Why do you spin faster when you tuck your arms and legs in?


So far all the explanations I’ve seen have basically just said, “cause physics”.

In: Physics

There is something called “Conservation of angular momentum”. Essentially for spinning things, the momentum is how fast it rotates times something called the “moment of inertia”. Well, the inertia of an item is a measure of how far stuff is from the center of mass. So something spread out like a pancake, would have a bigger moment of inertia than something that got smashed down into a small ball.

So, by tucking your arms and legs in, you are reducing your “moment of inertia”. Since angular momentum is your moment of inertia times how fast you rotate, your body has to rotate faster to have the same angular momentum for your smaller moment of inertia.
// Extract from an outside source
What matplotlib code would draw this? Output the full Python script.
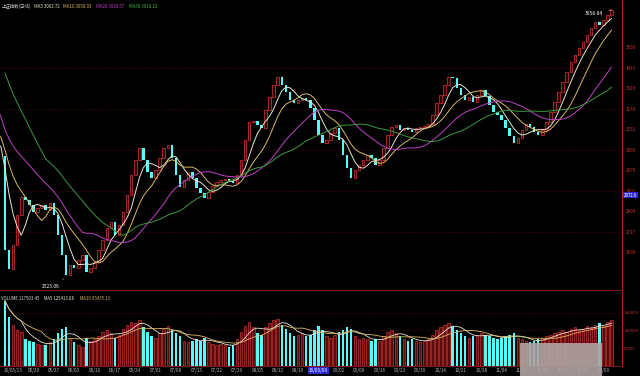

Energy and momentum are always conserved, so if momentum changes in something it has to come from or go somewhere else. This statement is where I’ll draw the “cause physics” line as discussing why that is true gets into above ELI5 territory, and is at the limit of my understanding.

Now we can discuss how conservation of momentum affects your question about spinning. Anything that spins has a particular amount of angular momentum. The amount of momentum is a combination of how fast it spins, how much mass it has, and how far away from the center (axis of rotation) of the spin that mass is (further out = more momentum). For a figure skater their total mass doesn’t change. If they have their arms or legs out then that mass is farther out from their axis of rotation. When they bring their limbs in their mass is concentrated near the axis of rotation. For momentum to be conserved they have to be spinning slower with their limbs out and faster with their limbs in.


Arms and legs out = big circle

Arms and legs in = small circle

If you have the same oomph, but less distance to move, you move faster.